Conhecer O Ano Passado em Marienbad é como descobrir os corredores de um edifício. O narrador imprevisto toma as rédeas de guia (supérfluo?) e carrega o espectador pela mão. O olho, atento a cada detalhe, aproveita-se da maciez da cinematografia para agregar-lhe pompa, tornando-a, por si só, uma lente de luxo. Mas é perante a luxúria do espaço astronômico, em Marienbad (ou em qualquer outro lugar?), em meio aos salões do hotel misterioso e libidinoso, que o espectador é abandonado. Permanecer na obra de Alain Resnais exige disposição para encontrar-se, por esforço próprio, de uma espécie de perdição humana, em que escapam todas as referências temporais e espaciais – embora haja também, para os remanescentes, em qualquer vértice de cômodo, toda resposta.
Ou seriam as indagações a melhor certeza necessária? O passo fundamental do roteiro de Alain Robbe-Grillet é entornar um tempo de vidro e mobilizar os pedaços como que numa ultra-movimentação. É fazer agir um motor transcendental que se utilize do presente efêmero e do espaço limítrofe para lhes aniquilar qualquer imprescindibilidade. Entre a troca engasgada (mas fluida) de locações e figurinos, e a construção potencial de um tempo desconhecido a imiscuir-se, vem emergir a genialidade particular da obra: aqui, tudo é alegórico, à exceção de um discurso possível entre os personagens.
É esse o discurso que atribui valor a toda espécie de coadjuvância. De um lado, Delphine Seyrig, interpretando a mulher. Do outro, Giorgio Albertazzi, interpretando o homem. Os personagens centrais discorrem num texto desprovido de uma factualidade realista. Nestas lacunas, acomodam-se (embora não durem para sempre) os elementos audiovisuais que poderiam servir como âncora de uma narrativa confortável. Assim, a figura do narrador, por exemplo, a despeito de um potencial efeito explicativo (para alguns, anti-cinematográfico), não orienta, mas confunde o espectador, uma vez que contribui para misturar elementos referenciais de um enredo. O cenário, do qual ordem e sentido são subvertidos na montagem, faz perder, em vez de achar. A trilha e a adequação dos sons às imagens, estranhamente, conduzem a um produto em que o que se espera se desespera. A música vem de um órgão mórbido, mesmo que se assista a uma camerata.

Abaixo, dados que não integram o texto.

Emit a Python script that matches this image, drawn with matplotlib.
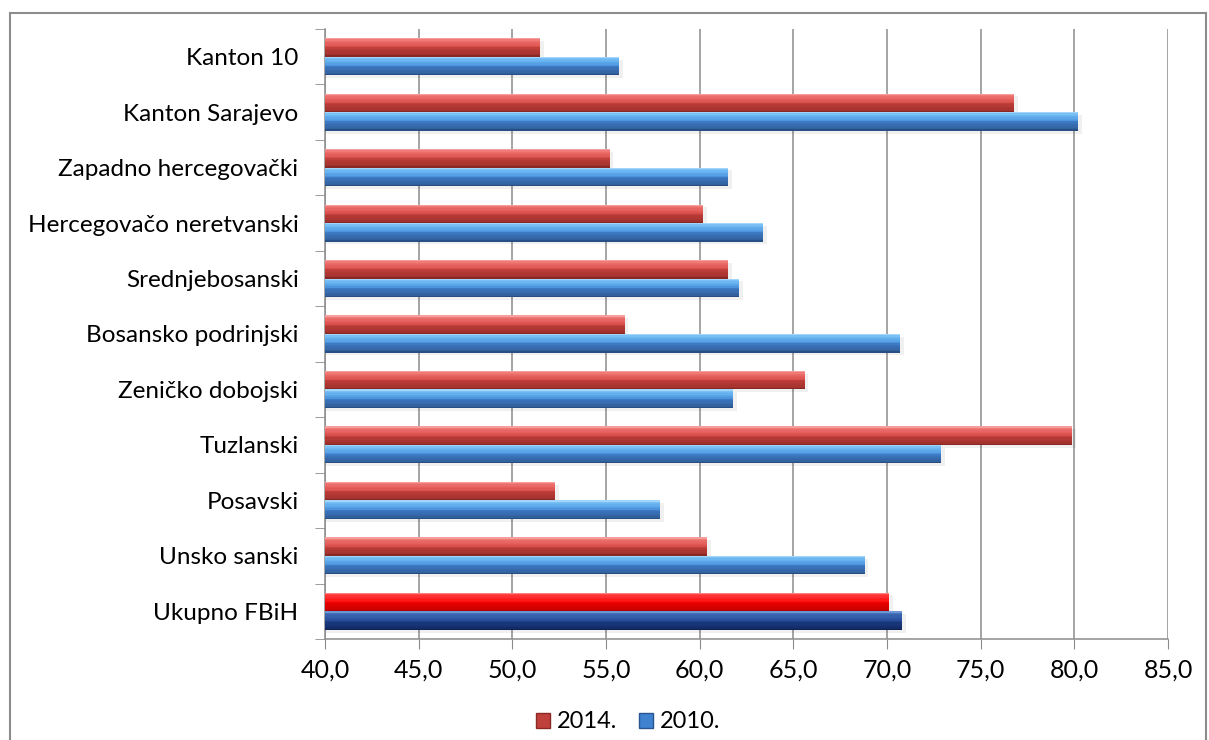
import numpy as np
import matplotlib
matplotlib.use('Agg')
import matplotlib.pyplot as plt
from matplotlib.colors import LinearSegmentedColormap
from matplotlib.patches import Patch, Rectangle

plt.rcParams['font.family'] = ['Lato', 'DejaVu Sans']

# data (top to bottom)
cats = ['Kanton 10', 'Kanton Sarajevo', 'Zapadno hercegovački',
        'Hercegovačo neretvanski', 'Srednjebosanski', 'Bosansko podrinjski',
        'Zeničko dobojski', 'Tuzlanski', 'Posavski', 'Unsko sanski', 'Ukupno FBiH']
v2014 = [51.5, 76.8, 55.2, 60.2, 61.5, 56.0, 65.6, 79.9, 52.3, 60.4, 70.1]
v2010 = [55.7, 80.2, 61.5, 63.4, 62.1, 70.7, 61.8, 72.9, 57.9, 68.8, 70.8]
xticks = [40, 45, 50, 55, 60, 65, 70, 75, 80, 85]
series = ['2014.', '2010.']

# bevel-ish gradients, top -> bottom
red = LinearSegmentedColormap.from_list('r', [(0, '#f9b0ae'), (0.12, '#ee7370'), (0.45, '#dd524e'),
                                              (0.55, '#bb3c37'), (0.88, '#a5332f'), (1, '#7a2421')])
blue = LinearSegmentedColormap.from_list('b', [(0, '#b5e0ff'), (0.12, '#72bcf4'), (0.45, '#4f9ae2'),
                                               (0.55, '#3b75c0'), (0.88, '#33639f'), (1, '#22467a')])
red_tot = LinearSegmentedColormap.from_list('rt', [(0, '#ff9a9a'), (0.12, '#ff3a3a'), (0.45, '#ff1212'),
                                                   (0.55, '#e80000'), (0.88, '#d00000'), (1, '#a00000')])
blue_tot = LinearSegmentedColormap.from_list('bt', [(0, '#7fa8e0'), (0.12, '#3d69b5'), (0.45, '#2c539f'),
                                                    (0.55, '#1b3a80'), (0.88, '#142e6b'), (1, '#0b1d4c')])

fig = plt.figure(figsize=(12.09, 7.40), dpi=100)
ax = fig.add_axes([325 / 1209, 1 - 639 / 740, (1168 - 325) / 1209, (639 - 29) / 740])

n = len(cats)
y = np.arange(n)[::-1]
h = 0.335
nstrip = 14

def grad_bar(yc, val, cmap):
    # soft shadow
    ax.barh(yc - 0.05, val + 0.2, height=h, color='black', alpha=0.06, zorder=2, linewidth=0)
    top = yc + h / 2
    sh = h / nstrip
    for k in range(nstrip):
        ax.barh(top - sh * (k + 0.5), val, height=sh * 1.02, color=cmap((k + 0.5) / nstrip),
                linewidth=0, zorder=3)

for i in range(n):
    last = (i == n - 1)
    grad_bar(y[i] + h / 2, v2014[i], red_tot if last else red)
    grad_bar(y[i] - h / 2, v2010[i], blue_tot if last else blue)

ax.set_xlim(40, 85)
ax.set_ylim(-0.5, n - 0.5)
ax.set_xticks(xticks)
ax.set_xticklabels([('%.1f' % t).replace('.', ',') for t in xticks], fontsize=18)
ax.set_yticks(y)
ax.set_yticklabels(cats, fontsize=17.5)
ax.set_yticks(np.arange(n + 1) - 0.5, minor=True)
ax.tick_params(axis='y', which='major', length=0, pad=19)
ax.tick_params(axis='y', which='minor', length=7, color='#8c8c8c')
ax.tick_params(axis='x', length=7, color='#8c8c8c', pad=7)

ax.grid(axis='x', color='#8c8c8c', linewidth=1.1, zorder=0)
ax.set_axisbelow(True)
for s in ['top', 'right']:
    ax.spines[s].set_visible(False)
for s in ['left', 'bottom']:
    ax.spines[s].set_color('#8c8c8c')
    ax.spines[s].set_linewidth(1.1)

handles = [Patch(facecolor='#c0403b', edgecolor='#8a2a27', label=series[0]),
           Patch(facecolor='#3f82d0', edgecolor='#2a5590', label=series[1])]
fig.legend(handles=handles, loc='center', bbox_to_anchor=(628 / 1209, 1 - 722 / 740), ncol=2,
           frameon=False, fontsize=17, handlelength=0.6, handleheight=0.6,
           handletextpad=0.3, columnspacing=0.9)

fig.patches.append(Rectangle((10 / 1209, -0.02), (1206 - 10) / 1209, 1.02 - 13 / 740,
                             transform=fig.transFigure, fill=False, edgecolor='#8c8c8c',
                             linewidth=1.5))

fig.savefig('out.png', dpi=100)
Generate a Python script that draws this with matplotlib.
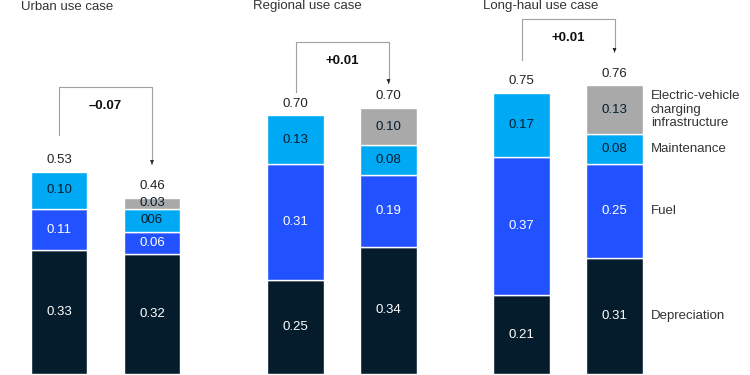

A linguagem implica ainda numa estética marcada por uma questão política. A todo tempo, subsiste a estrutura hierárquica de um sexismo patriarcalista, uma vez que o personagem masculino é também o narrador, e, mais que isso, condutor das resoluções narrativas. O homem conta a mulher, como se a conhecesse mesmo antes de conhecê-la. Se se cumprimentam, então, é para que ele a funde, em traje da memória confusa (ou da projeção?) de uma vida a dois. Não importa o tempo em que se suceda (ou se anteceda) cada passagem, o ponto de coesão de uma história a ser contada é o poder decisivo do homem em (re)montar um histórico junto à mulher, de forma a persuadi-la a ser sua amante, e, ademais, personagem de sua criação. Cabe a ela, então, libertar-se de um casamento indesejado para fugir com ele? Talvez aí repouse sua liberdade, ainda que ele seja capaz de desfazer até sua morte. Ou, é possível, o desfecho ambíguo seja mais um mecanismo para incitar interpretações possíveis, sempre sob o punho do contador, amante, invasor.
Em O Ano Passado em Marienbad, a fotografia de apelo clássico, a arquitetura refinada, a escultura simbólica do jardim, quase encarnada como personagem, a beleza e a perfeição estética são artifícios fundamentais para a fomentação do contraste. Se o arcabouço visual é entusiasmante, um fluxo de consciência notável dá liberdade maior ao sentido de tudo que se vê. Assim, de cada coisa será feito o que os personagens quiserem.